(Records excerpted from a collection)
_ _ _

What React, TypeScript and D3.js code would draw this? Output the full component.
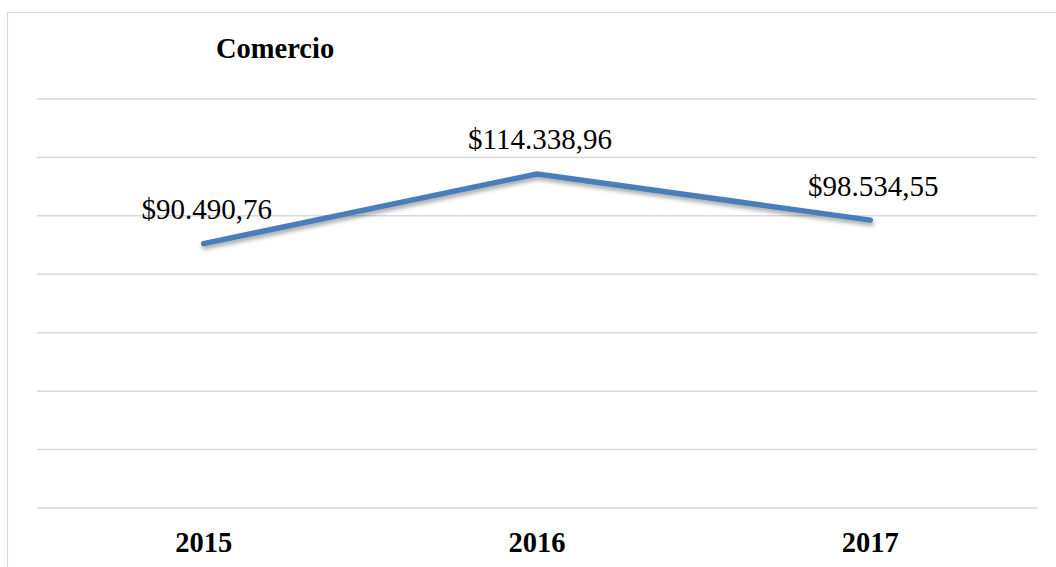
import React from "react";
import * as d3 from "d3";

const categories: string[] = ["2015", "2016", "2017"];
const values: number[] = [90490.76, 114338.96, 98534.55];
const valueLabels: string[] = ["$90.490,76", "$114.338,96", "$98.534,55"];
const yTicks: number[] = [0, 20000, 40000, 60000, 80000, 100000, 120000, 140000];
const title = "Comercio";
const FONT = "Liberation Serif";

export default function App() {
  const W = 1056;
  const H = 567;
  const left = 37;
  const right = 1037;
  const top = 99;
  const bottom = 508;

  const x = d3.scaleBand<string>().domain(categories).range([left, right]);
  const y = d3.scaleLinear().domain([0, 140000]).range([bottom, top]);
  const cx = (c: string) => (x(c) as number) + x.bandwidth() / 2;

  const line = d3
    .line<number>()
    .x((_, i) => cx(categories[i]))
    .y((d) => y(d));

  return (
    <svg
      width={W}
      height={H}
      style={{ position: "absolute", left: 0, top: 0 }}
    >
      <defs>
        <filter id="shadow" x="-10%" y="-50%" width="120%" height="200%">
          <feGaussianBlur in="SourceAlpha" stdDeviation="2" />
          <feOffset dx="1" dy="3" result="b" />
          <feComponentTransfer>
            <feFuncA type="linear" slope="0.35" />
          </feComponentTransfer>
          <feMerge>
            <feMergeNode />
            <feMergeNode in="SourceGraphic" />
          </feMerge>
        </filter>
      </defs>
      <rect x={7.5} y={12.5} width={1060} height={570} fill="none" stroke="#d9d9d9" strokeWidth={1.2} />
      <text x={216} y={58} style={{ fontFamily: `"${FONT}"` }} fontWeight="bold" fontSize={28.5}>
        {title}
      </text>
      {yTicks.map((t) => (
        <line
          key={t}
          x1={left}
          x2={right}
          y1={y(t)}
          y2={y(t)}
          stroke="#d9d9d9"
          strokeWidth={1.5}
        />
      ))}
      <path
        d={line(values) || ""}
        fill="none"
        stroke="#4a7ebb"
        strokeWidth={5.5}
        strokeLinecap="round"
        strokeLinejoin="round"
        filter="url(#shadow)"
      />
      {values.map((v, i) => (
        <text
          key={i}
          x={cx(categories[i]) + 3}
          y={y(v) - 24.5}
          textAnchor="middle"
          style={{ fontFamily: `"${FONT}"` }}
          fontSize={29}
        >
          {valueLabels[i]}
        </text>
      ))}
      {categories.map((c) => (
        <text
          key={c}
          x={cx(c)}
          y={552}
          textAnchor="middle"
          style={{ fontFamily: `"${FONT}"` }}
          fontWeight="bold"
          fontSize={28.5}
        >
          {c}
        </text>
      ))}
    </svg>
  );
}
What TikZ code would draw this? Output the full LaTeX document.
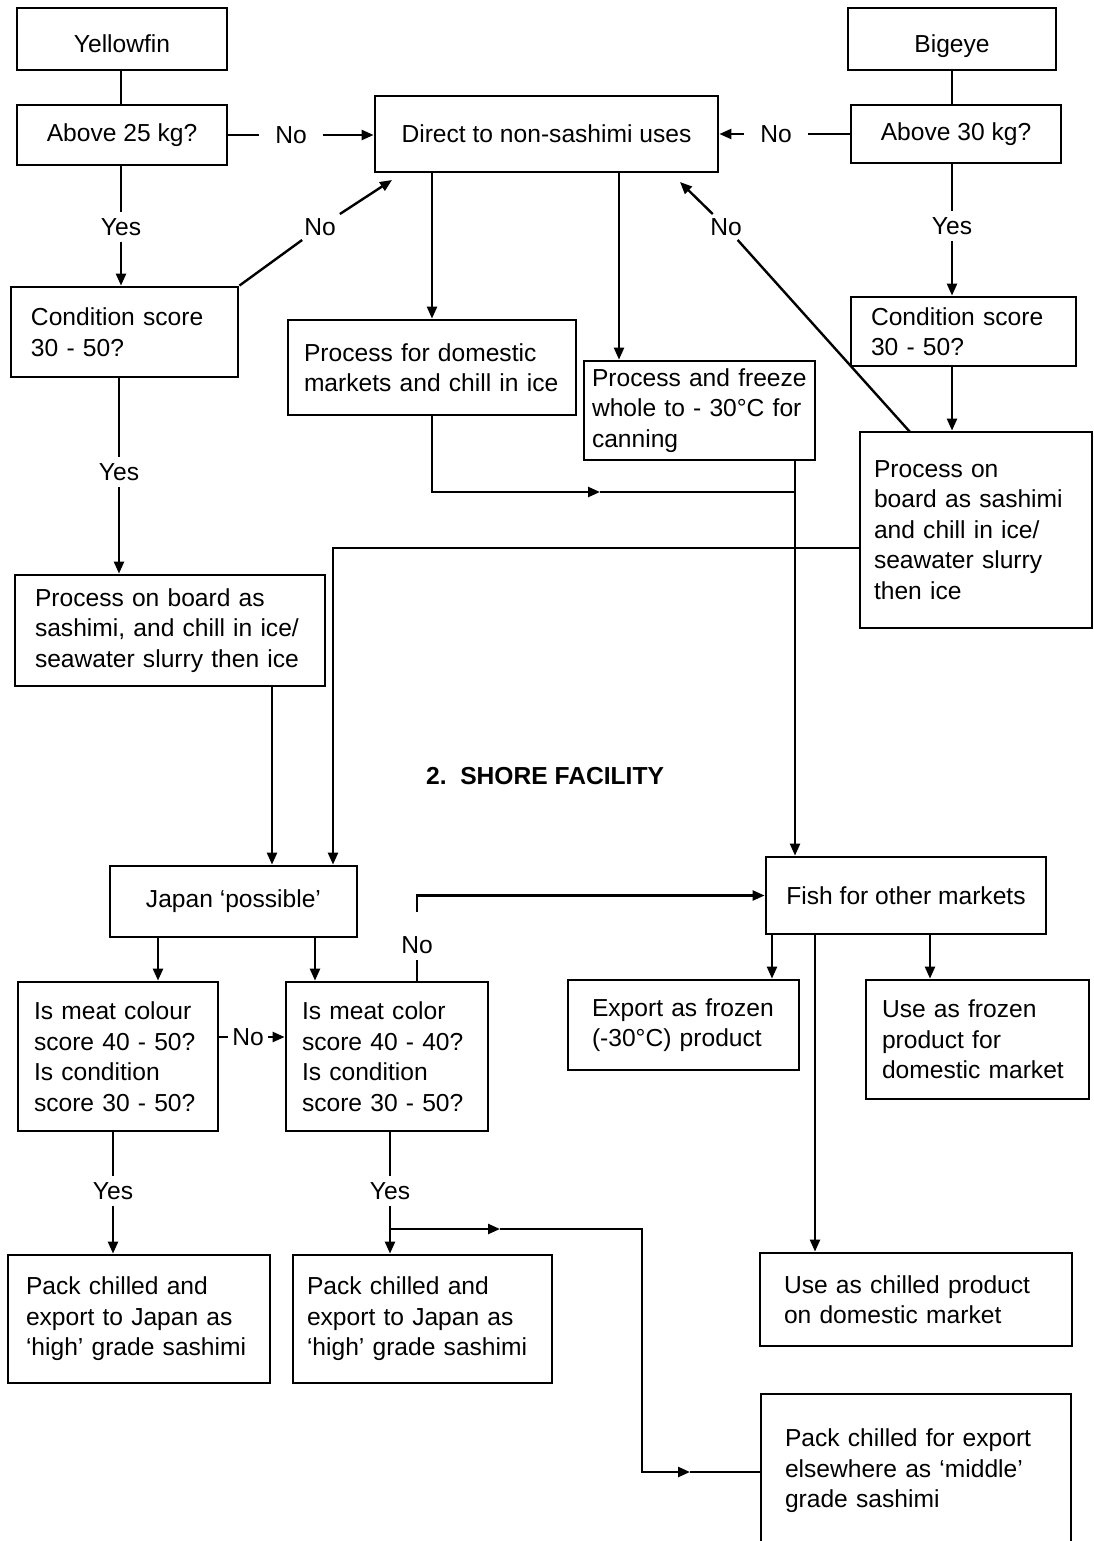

_ _ _

Task goal: Each line of the data is to be duplicated exactly; pictures stay out of the copy.

Output for this exercise:
What React, TypeScript and D3.js code would draw this? Output the full component.
import React from "react";
import * as d3 from "d3";

const categories: string[] = ["2015", "2016", "2017"];
const values: number[] = [90490.76, 114338.96, 98534.55];
const valueLabels: string[] = ["$90.490,76", "$114.338,96", "$98.534,55"];
const yTicks: number[] = [0, 20000, 40000, 60000, 80000, 100000, 120000, 140000];
const title = "Comercio";
const FONT = "Liberation Serif";

export default function App() {
  const W = 1056;
  const H = 567;
  const left = 37;
  const right = 1037;
  const top = 99;
  const bottom = 508;

  const x = d3.scaleBand<string>().domain(categories).range([left, right]);
  const y = d3.scaleLinear().domain([0, 140000]).range([bottom, top]);
  const cx = (c: string) => (x(c) as number) + x.bandwidth() / 2;

  const line = d3
    .line<number>()
    .x((_, i) => cx(categories[i]))
    .y((d) => y(d));

  return (
    <svg
      width={W}
      height={H}
      style={{ position: "absolute", left: 0, top: 0 }}
    >
      <defs>
        <filter id="shadow" x="-10%" y="-50%" width="120%" height="200%">
          <feGaussianBlur in="SourceAlpha" stdDeviation="2" />
          <feOffset dx="1" dy="3" result="b" />
          <feComponentTransfer>
            <feFuncA type="linear" slope="0.35" />
          </feComponentTransfer>
          <feMerge>
            <feMergeNode />
            <feMergeNode in="SourceGraphic" />
          </feMerge>
        </filter>
      </defs>
      <rect x={7.5} y={12.5} width={1060} height={570} fill="none" stroke="#d9d9d9" strokeWidth={1.2} />
      <text x={216} y={58} style={{ fontFamily: `"${FONT}"` }} fontWeight="bold" fontSize={28.5}>
        {title}
      </text>
      {yTicks.map((t) => (
        <line
          key={t}
          x1={left}
          x2={right}
          y1={y(t)}
          y2={y(t)}
          stroke="#d9d9d9"
          strokeWidth={1.5}
        />
      ))}
      <path
        d={line(values) || ""}
        fill="none"
        stroke="#4a7ebb"
        strokeWidth={5.5}
        strokeLinecap="round"
        strokeLinejoin="round"
        filter="url(#shadow)"
      />
      {values.map((v, i) => (
        <text
          key={i}
          x={cx(categories[i]) + 3}
          y={y(v) - 24.5}
          textAnchor="middle"
          style={{ fontFamily: `"${FONT}"` }}
          fontSize={29}
        >
          {valueLabels[i]}
        </text>
      ))}
      {categories.map((c) => (
        <text
          key={c}
          x={cx(c)}
          y={552}
          textAnchor="middle"
          style={{ fontFamily: `"${FONT}"` }}
          fontWeight="bold"
          fontSize={28.5}
        >
          {c}
        </text>
      ))}
    </svg>
  );
}
What TikZ code would draw this? Output the full LaTeX document.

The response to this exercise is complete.